Risk-Aware Day-Ahead Energy Market Bidding Using Reinforcement Learning and Imbalance Market Flexibility

Abstract

The increasing penetration of renewable energy sources (RES), worsening grid congestion and rising electricity price volatility are changing the operating conditions under which prosumers participate in electricity markets. In the Netherlands, these developments are accompanied by increasingly restrictive and time-varying grid connection limits, requiring energy management systems (EMSs) to reduce operational costs while maintaining feasible operation under uncertainty. This thesis develops and evaluates a risk-aware residual reinforcement learning (RRL) framework for day-ahead market (DAM) bidding by a grid-connected prosumer equipped with a commercial building load, a solar photovoltaic (PV) installation and a battery energy storage system (BESS). The proposed method combines a scenario-based optimisation baseline with a learning-based residual policy.

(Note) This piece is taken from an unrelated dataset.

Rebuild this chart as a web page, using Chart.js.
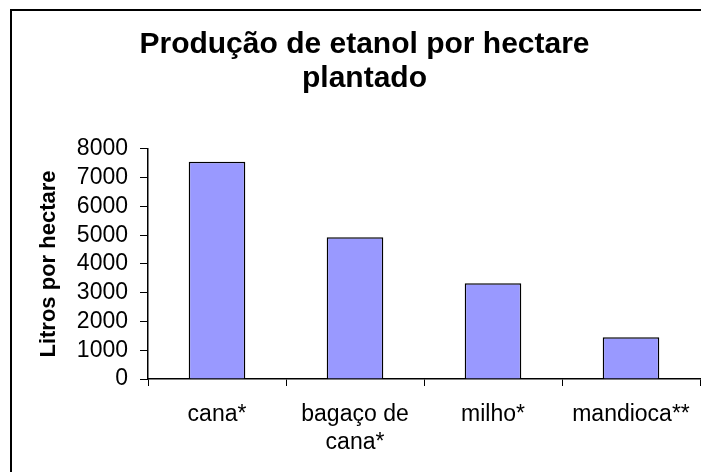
<!DOCTYPE html>
<html>
<head>
<meta charset="utf-8">
<script src="https://cdn.jsdelivr.net/npm/chart.js@4"></script>
<style>
  html, body { margin: 0; padding: 0; background: #fff; }
  #c { display: block; }
</style>
</head>
<body>
<canvas id="c" width="701" height="472"></canvas>
<script>
const categories = ['cana*', ['bagaço de', 'cana*'], 'milho*', 'mandioca**'];
const values = [7560, 4930, 3330, 1450];
const titleLines = ['Produção de etanol por hectare', 'plantado'];
const yAxisTitle = 'Litros por hectare';
const yMin = 0, yMax = 8000, yStep = 1000;

const FONT = '"Liberation Sans", Arial, Helvetica, sans-serif';

const frame = {
  id: 'frame',
  afterDraw(chart) {
    const ctx = chart.ctx;
    ctx.save();
    ctx.strokeStyle = '#000';
    ctx.lineWidth = 2;
    ctx.strokeRect(11, 10, 800, 600);
    ctx.restore();
  }
};

new Chart(document.getElementById('c'), {
  type: 'bar',
  data: {
    labels: categories,
    datasets: [{
      data: values,
      backgroundColor: '#9999FF',
      borderColor: '#000',
      borderWidth: 1.5,
      barPercentage: 0.41,
      categoryPercentage: 1.0
    }]
  },
  options: {
    responsive: false,
    animation: false,
    layout: { padding: { left: 29, right: 1, top: 0, bottom: 0 } },
    plugins: {
      legend: { display: false },
      tooltip: { enabled: false },
      title: {
        display: true,
        text: titleLines,
        color: '#000',
        font: { family: FONT, size: 30, weight: 'bold', lineHeight: 1.133 },
        padding: { top: 28, bottom: 53 }
      }
    },
    scales: {
      x: {
        grid: {
          display: true,
          drawOnChartArea: false,
          drawTicks: true,
          tickLength: 7,
          color: '#000',
          offset: true
        },
        border: { display: true, color: '#000', width: 1.5 },
        ticks: {
          color: '#000',
          font: { family: FONT, size: 23, lineHeight: 1.2 },
          padding: 15,
          maxRotation: 0,
          autoSkip: false
        },
        afterFit(scale) {
          scale.height = 93;
          scale.paddingLeft = 0;
          scale.paddingRight = 0;
        }
      },
      y: {
        min: yMin,
        max: yMax,
        grid: {
          display: true,
          drawOnChartArea: false,
          drawTicks: true,
          tickLength: 8,
          color: '#000'
        },
        border: { display: true, color: '#000', width: 1.5 },
        ticks: {
          stepSize: yStep,
          autoSkip: false,
          color: '#000',
          font: { family: FONT, size: 23 },
          padding: 12,
          callback: (v) => String(v)
        },
        title: {
          display: true,
          text: yAxisTitle,
          color: '#000',
          font: { family: FONT, size: 22, weight: 'bold', lineHeight: 1.2 },
          padding: { top: 7, bottom: 0 }
        },
        afterFit(scale) { scale.width = 119; }
      }
    }
  },
  plugins: [frame]
});
</script>
</body>
</html>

This allows the optimisation layer to provide a constraint-aware reference schedule while the reinforcement learning (RL) agent learns corrective bidding and battery-scheduling actions. Time-varying grid limits are incorporated throughout the operational framework, constraining both the day-ahead schedule and the real-time imbalance market operation, where a rule-based controller operates the BESS and curtails PV generation during delivery. The proposed strategies are evaluated under Dutch electricity market conditions and compared against deterministic linear programming (LP) and scenario-based optimisation benchmarks in terms of operational cost, robustness and grid-limit violations.